Chase Norrish said the prospect of a rivalry final was "pretty exciting," adding the atmosphere will be pretty intense because of rabid fans. "Both rinks are going to be packed," he said.
Cassan said there was "going to be enough talk about it and hype," but also urged fans "to keep a little bit of perspective," noting that it is Junior hockey played by mainly teenagers.
In that regard Cassan felt there will be "many ups and downs, not just in the series, but in a 20-minute period," and both players and fans have to ride the roller coaster with poise.
"You can't live in a loss too long, or a win either," he offered.
While the rivalry might intensify the series, Norrish said he believes the playoff run this year, and the league crown last year, will be assets the Terriers can draw, adding the core of the Terriers were in the 2013 final.

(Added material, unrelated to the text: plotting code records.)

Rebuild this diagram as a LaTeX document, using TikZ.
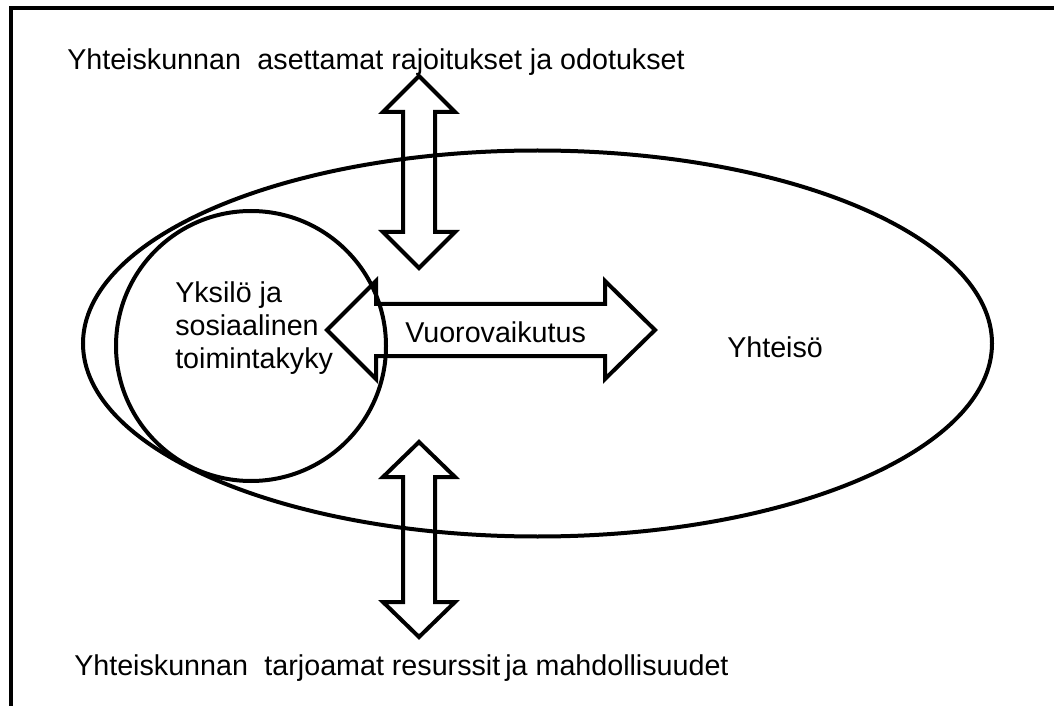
\documentclass[tikz,border=0pt]{standalone}
\usepackage{fontspec}
\setmainfont{Liberation Sans}
\begin{document}
\begin{tikzpicture}[x=0.75pt,y=-0.75pt,
  outline/.style={line width=3pt,line join=miter},
  lbl/.style={font=\fontsize{21.5}{25}\selectfont,inner sep=0pt,anchor=base west},
  frameline/.style={line width=3pt}]
\useasboundingbox (0,0) rectangle (1054,706);
% frame (left and top)
\coordinate (fa) at (10.5,706);
\coordinate (fb) at (10.5,8);
\coordinate (fc) at (1054,8);
\draw[frameline] (fa) -- (fb) -- (fc);
% community ellipse
\draw[outline] (537.5,343.5) ellipse [x radius=454.5, y radius=193];
% individual circle
\draw[outline] (251,346) circle [radius=135];
% horizontal double arrow
\draw[outline] (327,330) -- (376,281) -- (376,304) -- (605,304) -- (605,281)
  -- (655,330) -- (605,379) -- (605,356) -- (376,356) -- (376,379) -- cycle;
% upper vertical double arrow
\draw[outline] (419,76) -- (455,112) -- (435,112) -- (435,232) -- (455,232)
  -- (419,268) -- (383,232) -- (403,232) -- (403,112) -- (383,112) -- cycle;
% lower vertical double arrow
\draw[outline] (419,442) -- (455,477) -- (435,477) -- (435,602) -- (455,602)
  -- (419,637) -- (383,602) -- (403,602) -- (403,477) -- (383,477) -- cycle;
% labels
\node[lbl] (top) at (67,70) {Yhteiskunnan\hspace{0.3em} asettamat rajoitukset ja odotukset};
\node[lbl] (bot) at (74,675) {Yhteiskunnan\hspace{0.3em} tarjoamat resurssit\hspace{-0.1em} ja mahdollisuudet};
\node[lbl,align=left,anchor=north west,font=\fontsize{21.5}{24.75}\selectfont] (ind) at (175,281) {Yksilö ja\\sosiaalinen\\toimintakyky};
\node[lbl] (vv) at (405,342) {Vuorovaikutus};
\node[lbl] (yh) at (727,358) {Yhteisö};
\end{tikzpicture}
\end{document}
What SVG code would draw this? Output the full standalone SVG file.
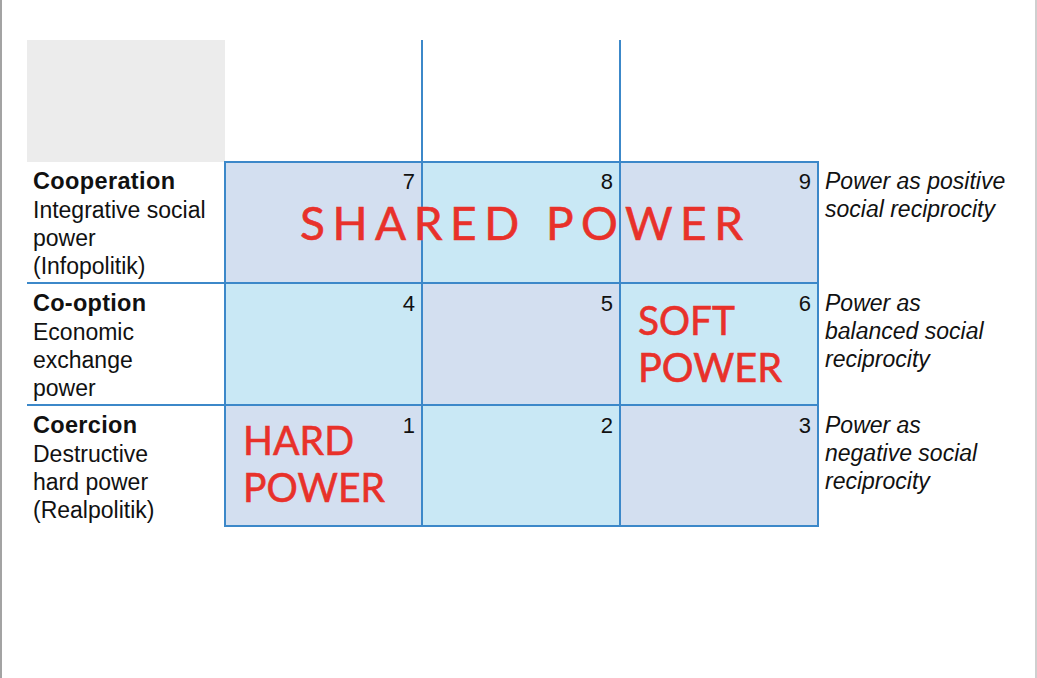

While winning against Notre Dame in their opening round in five, and then eliminating Humboldt in five, Norrish said the Terriers had to work for their wins in both series, and that battle testing is important in the playoffs.
Looking back at the regular season the Terriers topped the Viterra Division with 81-points, Melville finishing second at 74.
The Terriers had a league best 186 goals, the Mills second at 181.
The Terriers also had a league-best 125 goals against, while the Mills were fifth allowing 158.
In head-to-head play the Terriers won six-of-eight regular season meetings.
Norrish said the regular season will have little to do with the series ahead, adding they know the Millionaires are "going to bring their 'A' game" in the finals.
Norrish said ultimately the Terriers can't focus too much on the opposition being their arch rivals.
"We've just got to go into it thinking about it one period at a time," he said.
The final's schedule has the series starting at the Farrell Agencies Arena in Yorkton Friday, with Game two moving to Melville Satuday. Game three will be in Yorkton Monday, Game four in Melville next Wednesday (April 16). If Game five is needed, it will be played in Yorkton next Friday, April 18, with Game six, again if needed Saturday, April 19 in Melville. If the series goes the distance, Game seven would be played in Yorkton, Monday, April 21.